[start of SOURCE DATA]

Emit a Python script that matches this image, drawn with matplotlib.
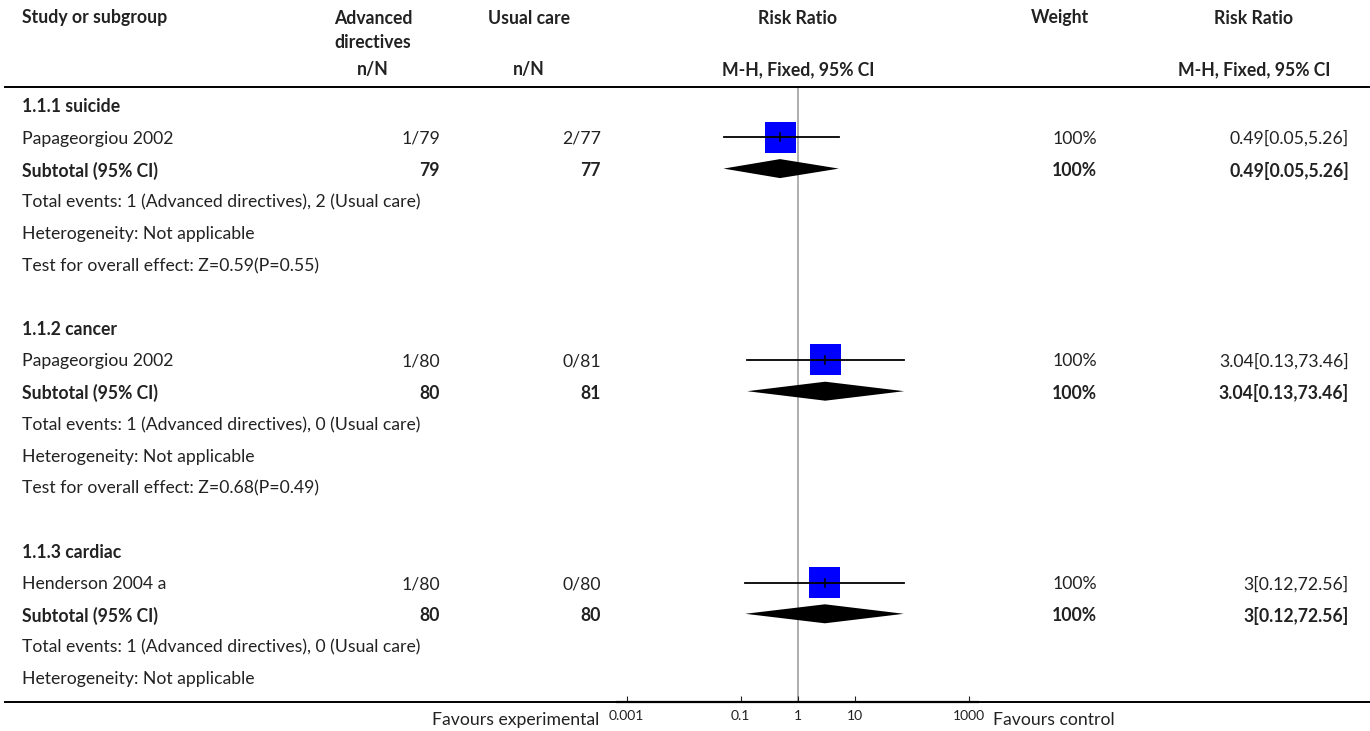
import numpy as np
import matplotlib.pyplot as plt
from matplotlib.patches import Polygon
from matplotlib.ticker import FixedLocator, NullLocator

plt.rcParams['font.family'] = ['Lato', 'DejaVu Sans']

# Subgroups and their single trial
subgroups = ['1.1.1 suicide', '1.1.2 cancer', '1.1.3 cardiac']
studies = ['Papageorgiou 2002', 'Papageorgiou 2002', 'Henderson 2004 a']
exp_events = [1, 1, 1]
exp_total = [79, 80, 80]
ctl_events = [2, 0, 0]
ctl_total = [77, 81, 80]
weights = [100, 100, 100]
rr = [0.49, 3.04, 3]
rr_lo = [0.05, 0.13, 0.12]
rr_hi = [5.26, 73.46, 72.56]
overall_tests = ['Z=0.59(P=0.55)', 'Z=0.68(P=0.49)', None]

exp_name = 'Advanced directives'
ctl_name = 'Usual care'
tick_values = [0.001, 0.1, 1, 10, 1000]
tick_labels = ['0.001', '0.1', '1', '10', '1000']

W, H = 1370, 731
fig = plt.figure(figsize=(W / 100, H / 100), dpi=100)

# Text layer in pixel coordinates
ax = fig.add_axes([0, 0, 1, 1])
ax.set_xlim(0, W)
ax.set_ylim(H, 0)
ax.axis('off')

# Forest panel: log scale, bottom spine used as the risk ratio axis
plot_left, plot_right = 617, 978
plot_top, plot_bottom = 88, 702
fax = fig.add_axes([plot_left / W, (H - plot_bottom) / H,
                    (plot_right - plot_left) / W, (plot_bottom - plot_top) / H])
fax.set_xscale('log')
fax.set_xlim(10 ** -3.17, 10 ** 3.163)
fax.set_ylim(plot_bottom, plot_top)
fax.patch.set_alpha(0)
for side in ['top', 'left', 'right']:
    fax.spines[side].set_visible(False)
fax.spines['bottom'].set_linewidth(1.6)
fax.xaxis.set_major_locator(FixedLocator(tick_values))
fax.xaxis.set_minor_locator(NullLocator())
fax.set_xticklabels(tick_labels)
fax.tick_params(axis='x', direction='in', length=4, width=0.8, pad=6, labelsize=10, colors='#222222')
fax.yaxis.set_major_locator(NullLocator())
fax.axvline(1, color='#999999', lw=1.1, zorder=1)

txt = dict(fontsize=12.7, color='#222222', va='center')
bold = dict(txt, fontweight='bold')

# Column positions
x_name = 22
x_exp, x_ctl = 440, 601
x_weight, x_rr = 1097, 1349

# Header
ax.text(x_name, 18, 'Study or subgroup', ha='left', **bold)
ax.text(373, 18, 'Advanced', ha='center', **bold)
ax.text(373, 42, 'directives', ha='center', **bold)
ax.text(529, 18, 'Usual care', ha='center', **bold)
ax.text(798, 18, 'Risk Ratio', ha='center', **bold)
ax.text(1060, 18, 'Weight', ha='center', **bold)
ax.text(1254, 18, 'Risk Ratio', ha='center', **bold)
ax.text(373, 70, 'n/N', ha='center', **bold)
ax.text(529, 70, 'n/N', ha='center', **bold)
ax.text(798, 70, 'M-H, Fixed, 95% CI', ha='center', **bold)
ax.text(1254, 70, 'M-H, Fixed, 95% CI', ha='center', **bold)
ax.plot([5, W], [87, 87], color='black', lw=1.4)

# Body rows
row_step = 31.8
row = 0
y0 = 107
box_px = 31
px_per_decade = (plot_right - plot_left) / (3.163 + 3.17)

for g in range(len(subgroups)):
    y = lambda r: y0 + r * row_step
    est, lo, hi = rr[g], rr_lo[g], rr_hi[g]
    rr_text = f'{est:g}[{lo:g},{hi:g}]'

    ax.text(x_name, y(row), subgroups[g], ha='left', **bold)
    row += 1

    # trial row: weighted box, CI line drawn over it
    yr = y(row)
    ax.text(x_name, yr, studies[g], ha='left', **txt)
    ax.text(x_exp, yr, f'{exp_events[g]}/{exp_total[g]}', ha='right', **txt)
    ax.text(x_ctl, yr, f'{ctl_events[g]}/{ctl_total[g]}', ha='right', **txt)
    ax.text(x_weight, yr, f'{weights[g]}%', ha='right', **txt)
    ax.text(x_rr, yr, rr_text, ha='right', **txt)
    ym = yr - 1.5
    half = np.sqrt(weights[g] / 100) * box_px / 2 / px_per_decade
    fax.fill([est * 10 ** -half, est * 10 ** half, est * 10 ** half, est * 10 ** -half],
             [ym - box_px / 2, ym - box_px / 2, ym + box_px / 2, ym + box_px / 2],
             color='#0000ff', lw=0, zorder=2)
    fax.plot([lo, hi], [ym, ym], color='black', lw=1.3, zorder=3)
    fax.plot([est, est], [ym - 4, ym + 4], color='black', lw=1.1, zorder=4)
    row += 1

    # pooled row
    yr = y(row)
    ax.text(x_name, yr, 'Subtotal (95% CI)', ha='left', **bold)
    ax.text(x_exp, yr, f'{exp_total[g]}', ha='right', **bold)
    ax.text(x_ctl, yr, f'{ctl_total[g]}', ha='right', **bold)
    ax.text(x_weight, yr, f'{weights[g]}%', ha='right', **bold)
    ax.text(x_rr, yr, rr_text, ha='right', **bold)
    ym = yr - 2
    fax.add_patch(Polygon([(lo, ym), (est, ym - 9.5), (hi, ym), (est, ym + 9.5)],
                          closed=True, color='black', lw=0, zorder=3))
    row += 1

    ax.text(x_name, y(row), f'Total events: {exp_events[g]} ({exp_name}), '
            f'{ctl_events[g]} ({ctl_name})', ha='left', **txt)
    row += 1
    ax.text(x_name, y(row), 'Heterogeneity: Not applicable', ha='left', **txt)
    row += 1
    if overall_tests[g]:
        ax.text(x_name, y(row), f'Test for overall effect: {overall_tests[g]}', ha='left', **txt)
        row += 1
    row += 1

# Bottom rule and direction labels
ax.plot([5, W], [702, 702], color='black', lw=1.4, zorder=0)
ax.text(599, 720, 'Favours experimental', ha='right', **txt)
ax.text(993, 720, 'Favours control', ha='left', **txt)

fig.savefig('out.png', dpi=100)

[end of SOURCE DATA]

▶ _PROBLEM REQUIREMENTS_
Copy each line in full and exactly, omitting any picture.

▶ _EXERCISE RESULT_
Emit a Python script that matches this image, drawn with matplotlib.
import numpy as np
import matplotlib.pyplot as plt
from matplotlib.patches import Polygon
from matplotlib.ticker import FixedLocator, NullLocator

plt.rcParams['font.family'] = ['Lato', 'DejaVu Sans']

# Subgroups and their single trial
subgroups = ['1.1.1 suicide', '1.1.2 cancer', '1.1.3 cardiac']
studies = ['Papageorgiou 2002', 'Papageorgiou 2002', 'Henderson 2004 a']
exp_events = [1, 1, 1]
exp_total = [79, 80, 80]
ctl_events = [2, 0, 0]
ctl_total = [77, 81, 80]
weights = [100, 100, 100]
rr = [0.49, 3.04, 3]
rr_lo = [0.05, 0.13, 0.12]
rr_hi = [5.26, 73.46, 72.56]
overall_tests = ['Z=0.59(P=0.55)', 'Z=0.68(P=0.49)', None]

exp_name = 'Advanced directives'
ctl_name = 'Usual care'
tick_values = [0.001, 0.1, 1, 10, 1000]
tick_labels = ['0.001', '0.1', '1', '10', '1000']

W, H = 1370, 731
fig = plt.figure(figsize=(W / 100, H / 100), dpi=100)

# Text layer in pixel coordinates
ax = fig.add_axes([0, 0, 1, 1])
ax.set_xlim(0, W)
ax.set_ylim(H, 0)
ax.axis('off')

# Forest panel: log scale, bottom spine used as the risk ratio axis
plot_left, plot_right = 617, 978
plot_top, plot_bottom = 88, 702
fax = fig.add_axes([plot_left / W, (H - plot_bottom) / H,
                    (plot_right - plot_left) / W, (plot_bottom - plot_top) / H])
fax.set_xscale('log')
fax.set_xlim(10 ** -3.17, 10 ** 3.163)
fax.set_ylim(plot_bottom, plot_top)
fax.patch.set_alpha(0)
for side in ['top', 'left', 'right']:
    fax.spines[side].set_visible(False)
fax.spines['bottom'].set_linewidth(1.6)
fax.xaxis.set_major_locator(FixedLocator(tick_values))
fax.xaxis.set_minor_locator(NullLocator())
fax.set_xticklabels(tick_labels)
fax.tick_params(axis='x', direction='in', length=4, width=0.8, pad=6, labelsize=10, colors='#222222')
fax.yaxis.set_major_locator(NullLocator())
fax.axvline(1, color='#999999', lw=1.1, zorder=1)

txt = dict(fontsize=12.7, color='#222222', va='center')
bold = dict(txt, fontweight='bold')

# Column positions
x_name = 22
x_exp, x_ctl = 440, 601
x_weight, x_rr = 1097, 1349

# Header
ax.text(x_name, 18, 'Study or subgroup', ha='left', **bold)
ax.text(373, 18, 'Advanced', ha='center', **bold)
ax.text(373, 42, 'directives', ha='center', **bold)
ax.text(529, 18, 'Usual care', ha='center', **bold)
ax.text(798, 18, 'Risk Ratio', ha='center', **bold)
ax.text(1060, 18, 'Weight', ha='center', **bold)
ax.text(1254, 18, 'Risk Ratio', ha='center', **bold)
ax.text(373, 70, 'n/N', ha='center', **bold)
ax.text(529, 70, 'n/N', ha='center', **bold)
ax.text(798, 70, 'M-H, Fixed, 95% CI', ha='center', **bold)
ax.text(1254, 70, 'M-H, Fixed, 95% CI', ha='center', **bold)
ax.plot([5, W], [87, 87], color='black', lw=1.4)

# Body rows
row_step = 31.8
row = 0
y0 = 107
box_px = 31
px_per_decade = (plot_right - plot_left) / (3.163 + 3.17)

for g in range(len(subgroups)):
    y = lambda r: y0 + r * row_step
    est, lo, hi = rr[g], rr_lo[g], rr_hi[g]
    rr_text = f'{est:g}[{lo:g},{hi:g}]'

    ax.text(x_name, y(row), subgroups[g], ha='left', **bold)
    row += 1

    # trial row: weighted box, CI line drawn over it
    yr = y(row)
    ax.text(x_name, yr, studies[g], ha='left', **txt)
    ax.text(x_exp, yr, f'{exp_events[g]}/{exp_total[g]}', ha='right', **txt)
    ax.text(x_ctl, yr, f'{ctl_events[g]}/{ctl_total[g]}', ha='right', **txt)
    ax.text(x_weight, yr, f'{weights[g]}%', ha='right', **txt)
    ax.text(x_rr, yr, rr_text, ha='right', **txt)
    ym = yr - 1.5
    half = np.sqrt(weights[g] / 100) * box_px / 2 / px_per_decade
    fax.fill([est * 10 ** -half, est * 10 ** half, est * 10 ** half, est * 10 ** -half],
             [ym - box_px / 2, ym - box_px / 2, ym + box_px / 2, ym + box_px / 2],
             color='#0000ff', lw=0, zorder=2)
    fax.plot([lo, hi], [ym, ym], color='black', lw=1.3, zorder=3)
    fax.plot([est, est], [ym - 4, ym + 4], color='black', lw=1.1, zorder=4)
    row += 1

    # pooled row
    yr = y(row)
    ax.text(x_name, yr, 'Subtotal (95% CI)', ha='left', **bold)
    ax.text(x_exp, yr, f'{exp_total[g]}', ha='right', **bold)
    ax.text(x_ctl, yr, f'{ctl_total[g]}', ha='right', **bold)
    ax.text(x_weight, yr, f'{weights[g]}%', ha='right', **bold)
    ax.text(x_rr, yr, rr_text, ha='right', **bold)
    ym = yr - 2
    fax.add_patch(Polygon([(lo, ym), (est, ym - 9.5), (hi, ym), (est, ym + 9.5)],
                          closed=True, color='black', lw=0, zorder=3))
    row += 1

    ax.text(x_name, y(row), f'Total events: {exp_events[g]} ({exp_name}), '
            f'{ctl_events[g]} ({ctl_name})', ha='left', **txt)
    row += 1
    ax.text(x_name, y(row), 'Heterogeneity: Not applicable', ha='left', **txt)
    row += 1
    if overall_tests[g]:
        ax.text(x_name, y(row), f'Test for overall effect: {overall_tests[g]}', ha='left', **txt)
        row += 1
    row += 1

# Bottom rule and direction labels
ax.plot([5, W], [702, 702], color='black', lw=1.4, zorder=0)
ax.text(599, 720, 'Favours experimental', ha='right', **txt)
ax.text(993, 720, 'Favours control', ha='left', **txt)

fig.savefig('out.png', dpi=100)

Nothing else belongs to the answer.